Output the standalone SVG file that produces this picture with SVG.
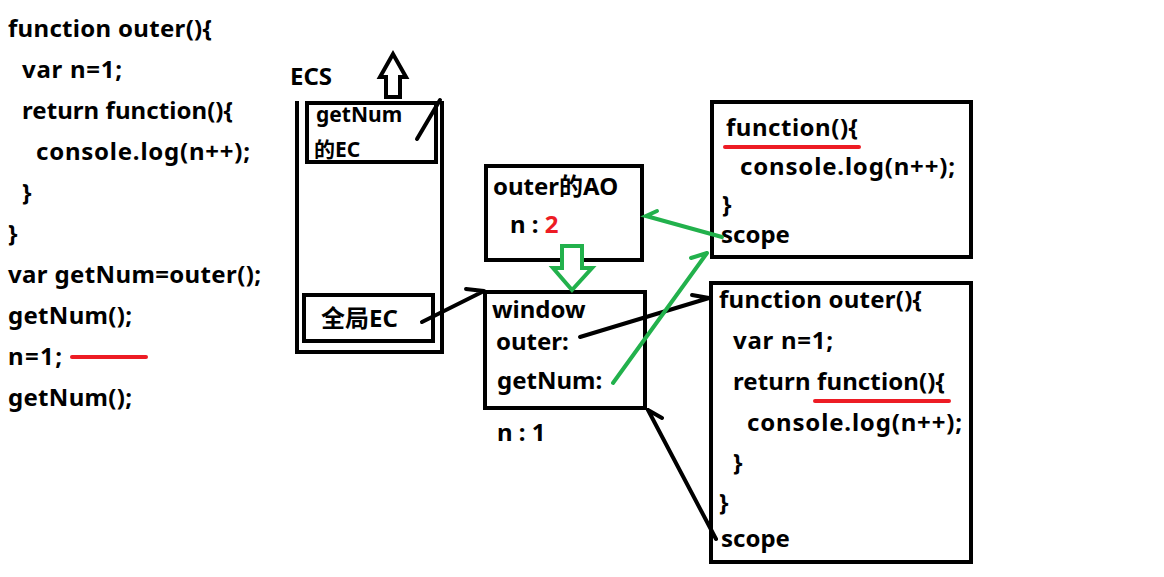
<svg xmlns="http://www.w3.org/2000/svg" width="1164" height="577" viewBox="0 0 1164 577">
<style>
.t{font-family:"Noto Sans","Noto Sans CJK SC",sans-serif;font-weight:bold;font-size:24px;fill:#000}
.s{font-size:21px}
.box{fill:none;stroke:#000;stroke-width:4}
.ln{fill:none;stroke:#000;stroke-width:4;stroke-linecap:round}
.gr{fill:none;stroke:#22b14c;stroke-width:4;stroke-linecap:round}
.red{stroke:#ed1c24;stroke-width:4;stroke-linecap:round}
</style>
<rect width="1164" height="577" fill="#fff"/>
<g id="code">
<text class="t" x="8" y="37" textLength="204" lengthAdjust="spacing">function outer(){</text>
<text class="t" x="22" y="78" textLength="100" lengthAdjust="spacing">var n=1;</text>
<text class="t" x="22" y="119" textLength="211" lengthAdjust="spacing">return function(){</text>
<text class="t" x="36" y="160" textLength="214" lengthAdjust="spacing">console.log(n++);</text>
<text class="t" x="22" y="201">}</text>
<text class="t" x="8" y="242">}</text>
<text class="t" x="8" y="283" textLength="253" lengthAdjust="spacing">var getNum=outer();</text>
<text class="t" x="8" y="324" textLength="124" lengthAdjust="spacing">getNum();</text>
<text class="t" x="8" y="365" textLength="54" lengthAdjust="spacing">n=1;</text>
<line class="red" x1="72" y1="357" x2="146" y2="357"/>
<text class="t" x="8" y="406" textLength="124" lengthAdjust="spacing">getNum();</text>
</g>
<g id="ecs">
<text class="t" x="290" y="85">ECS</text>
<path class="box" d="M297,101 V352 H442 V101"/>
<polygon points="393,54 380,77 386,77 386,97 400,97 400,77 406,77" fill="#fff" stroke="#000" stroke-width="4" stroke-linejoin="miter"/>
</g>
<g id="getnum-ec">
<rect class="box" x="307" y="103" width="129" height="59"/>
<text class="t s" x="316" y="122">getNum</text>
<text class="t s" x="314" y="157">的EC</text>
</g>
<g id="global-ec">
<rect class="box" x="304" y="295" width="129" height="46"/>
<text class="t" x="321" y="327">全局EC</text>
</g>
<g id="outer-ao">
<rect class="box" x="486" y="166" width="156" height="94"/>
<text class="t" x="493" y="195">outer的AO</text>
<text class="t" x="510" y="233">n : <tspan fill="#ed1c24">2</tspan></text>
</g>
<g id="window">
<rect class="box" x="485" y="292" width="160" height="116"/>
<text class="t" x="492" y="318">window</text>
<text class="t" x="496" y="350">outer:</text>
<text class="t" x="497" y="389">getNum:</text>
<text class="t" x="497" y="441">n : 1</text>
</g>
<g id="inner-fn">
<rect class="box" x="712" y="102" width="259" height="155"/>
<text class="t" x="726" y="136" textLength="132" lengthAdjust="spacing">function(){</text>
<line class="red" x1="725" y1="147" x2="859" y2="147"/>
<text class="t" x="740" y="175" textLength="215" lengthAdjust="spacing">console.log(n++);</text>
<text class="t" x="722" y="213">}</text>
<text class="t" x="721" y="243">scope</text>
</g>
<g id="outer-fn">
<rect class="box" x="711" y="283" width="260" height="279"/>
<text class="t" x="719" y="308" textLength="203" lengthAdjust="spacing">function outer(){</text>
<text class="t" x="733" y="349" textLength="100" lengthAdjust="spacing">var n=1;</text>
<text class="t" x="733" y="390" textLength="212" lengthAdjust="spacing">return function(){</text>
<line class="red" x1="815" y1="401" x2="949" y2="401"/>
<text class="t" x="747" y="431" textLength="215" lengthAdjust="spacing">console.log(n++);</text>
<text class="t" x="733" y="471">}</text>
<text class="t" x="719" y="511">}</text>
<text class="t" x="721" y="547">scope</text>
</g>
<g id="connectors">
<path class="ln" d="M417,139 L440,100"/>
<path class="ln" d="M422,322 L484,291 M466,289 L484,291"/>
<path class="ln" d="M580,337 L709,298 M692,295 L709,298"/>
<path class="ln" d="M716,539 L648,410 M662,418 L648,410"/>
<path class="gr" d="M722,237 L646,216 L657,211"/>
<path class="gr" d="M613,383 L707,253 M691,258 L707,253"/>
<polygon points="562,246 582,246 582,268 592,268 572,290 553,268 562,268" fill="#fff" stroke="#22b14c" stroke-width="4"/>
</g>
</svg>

* * *

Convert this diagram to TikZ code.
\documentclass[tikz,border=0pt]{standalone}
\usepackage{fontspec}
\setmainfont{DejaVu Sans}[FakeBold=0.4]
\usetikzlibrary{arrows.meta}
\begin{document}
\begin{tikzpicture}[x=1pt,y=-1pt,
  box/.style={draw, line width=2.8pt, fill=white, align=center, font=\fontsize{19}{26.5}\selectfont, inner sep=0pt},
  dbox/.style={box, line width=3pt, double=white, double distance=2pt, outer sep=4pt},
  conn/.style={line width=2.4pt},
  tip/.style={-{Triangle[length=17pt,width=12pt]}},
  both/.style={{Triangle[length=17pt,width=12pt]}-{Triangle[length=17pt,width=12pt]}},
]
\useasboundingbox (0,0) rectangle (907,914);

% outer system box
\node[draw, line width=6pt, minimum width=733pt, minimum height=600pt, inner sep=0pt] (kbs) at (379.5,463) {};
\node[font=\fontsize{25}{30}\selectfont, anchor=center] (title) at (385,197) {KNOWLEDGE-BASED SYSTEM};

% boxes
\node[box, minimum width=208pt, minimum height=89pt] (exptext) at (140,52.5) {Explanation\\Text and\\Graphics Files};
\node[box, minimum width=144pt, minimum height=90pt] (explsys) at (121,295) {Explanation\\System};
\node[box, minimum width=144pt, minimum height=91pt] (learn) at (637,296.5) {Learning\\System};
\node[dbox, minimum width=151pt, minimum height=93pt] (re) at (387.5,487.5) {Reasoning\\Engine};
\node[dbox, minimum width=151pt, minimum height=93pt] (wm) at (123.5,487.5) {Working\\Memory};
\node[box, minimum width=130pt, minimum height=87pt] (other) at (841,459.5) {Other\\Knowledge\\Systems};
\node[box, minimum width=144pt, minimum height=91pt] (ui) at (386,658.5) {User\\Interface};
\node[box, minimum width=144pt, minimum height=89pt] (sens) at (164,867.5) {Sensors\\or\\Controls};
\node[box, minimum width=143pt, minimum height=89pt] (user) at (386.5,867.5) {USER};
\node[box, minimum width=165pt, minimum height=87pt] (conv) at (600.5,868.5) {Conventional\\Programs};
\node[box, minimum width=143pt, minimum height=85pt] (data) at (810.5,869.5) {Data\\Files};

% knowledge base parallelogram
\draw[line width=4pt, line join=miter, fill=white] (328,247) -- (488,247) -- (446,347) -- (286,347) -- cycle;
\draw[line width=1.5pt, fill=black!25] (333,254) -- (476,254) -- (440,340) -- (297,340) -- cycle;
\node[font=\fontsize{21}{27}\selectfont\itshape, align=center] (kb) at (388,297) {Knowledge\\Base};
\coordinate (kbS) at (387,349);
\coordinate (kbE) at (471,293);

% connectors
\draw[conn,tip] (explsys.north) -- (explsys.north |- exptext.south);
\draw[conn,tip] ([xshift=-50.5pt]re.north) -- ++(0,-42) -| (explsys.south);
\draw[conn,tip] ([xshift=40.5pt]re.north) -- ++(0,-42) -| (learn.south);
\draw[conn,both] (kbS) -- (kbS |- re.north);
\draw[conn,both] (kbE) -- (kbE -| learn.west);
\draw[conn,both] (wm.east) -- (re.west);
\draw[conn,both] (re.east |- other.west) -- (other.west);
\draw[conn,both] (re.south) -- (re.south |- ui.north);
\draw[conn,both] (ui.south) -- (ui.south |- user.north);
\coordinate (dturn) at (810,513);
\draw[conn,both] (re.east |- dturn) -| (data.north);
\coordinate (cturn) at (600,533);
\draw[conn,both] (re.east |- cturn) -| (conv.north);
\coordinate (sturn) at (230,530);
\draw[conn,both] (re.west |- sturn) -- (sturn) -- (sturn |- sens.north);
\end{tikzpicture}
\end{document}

---

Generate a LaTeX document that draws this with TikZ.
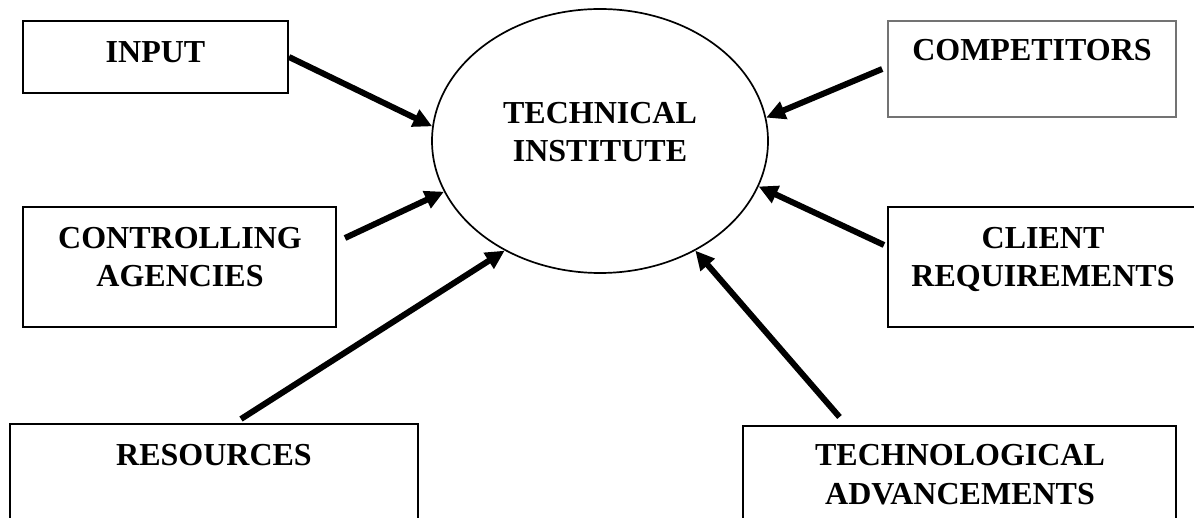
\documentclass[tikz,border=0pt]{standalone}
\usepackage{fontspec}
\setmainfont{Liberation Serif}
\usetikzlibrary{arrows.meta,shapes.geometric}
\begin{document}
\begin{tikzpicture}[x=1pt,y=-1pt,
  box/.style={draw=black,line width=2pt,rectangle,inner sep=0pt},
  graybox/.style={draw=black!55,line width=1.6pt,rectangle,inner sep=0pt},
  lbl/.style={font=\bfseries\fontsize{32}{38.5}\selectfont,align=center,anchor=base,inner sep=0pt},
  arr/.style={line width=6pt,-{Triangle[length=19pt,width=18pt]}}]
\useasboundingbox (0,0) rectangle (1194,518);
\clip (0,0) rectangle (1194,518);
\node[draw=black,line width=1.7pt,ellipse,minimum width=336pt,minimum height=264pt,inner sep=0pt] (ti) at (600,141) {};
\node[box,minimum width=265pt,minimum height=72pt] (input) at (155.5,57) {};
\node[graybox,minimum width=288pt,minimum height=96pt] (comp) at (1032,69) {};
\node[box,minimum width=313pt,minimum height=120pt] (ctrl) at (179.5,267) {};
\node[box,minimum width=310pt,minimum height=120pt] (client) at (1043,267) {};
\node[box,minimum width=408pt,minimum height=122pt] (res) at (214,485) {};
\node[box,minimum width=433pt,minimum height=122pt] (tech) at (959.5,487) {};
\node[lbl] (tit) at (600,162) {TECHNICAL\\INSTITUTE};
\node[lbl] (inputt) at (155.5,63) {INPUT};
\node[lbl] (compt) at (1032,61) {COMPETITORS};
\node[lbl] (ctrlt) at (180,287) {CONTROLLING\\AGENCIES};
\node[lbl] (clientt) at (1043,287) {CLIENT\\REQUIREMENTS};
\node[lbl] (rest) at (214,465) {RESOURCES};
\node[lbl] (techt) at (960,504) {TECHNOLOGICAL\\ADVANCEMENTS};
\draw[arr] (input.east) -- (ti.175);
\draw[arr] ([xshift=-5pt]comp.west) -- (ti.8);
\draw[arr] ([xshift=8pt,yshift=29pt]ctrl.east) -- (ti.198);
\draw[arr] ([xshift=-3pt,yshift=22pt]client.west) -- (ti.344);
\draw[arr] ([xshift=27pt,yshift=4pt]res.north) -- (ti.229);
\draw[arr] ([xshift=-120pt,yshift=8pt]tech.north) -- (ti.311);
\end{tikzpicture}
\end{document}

## [DIRECTIONS]
Answer only with how many lines in the records include "code".

## [RIGHT ANSWER]
2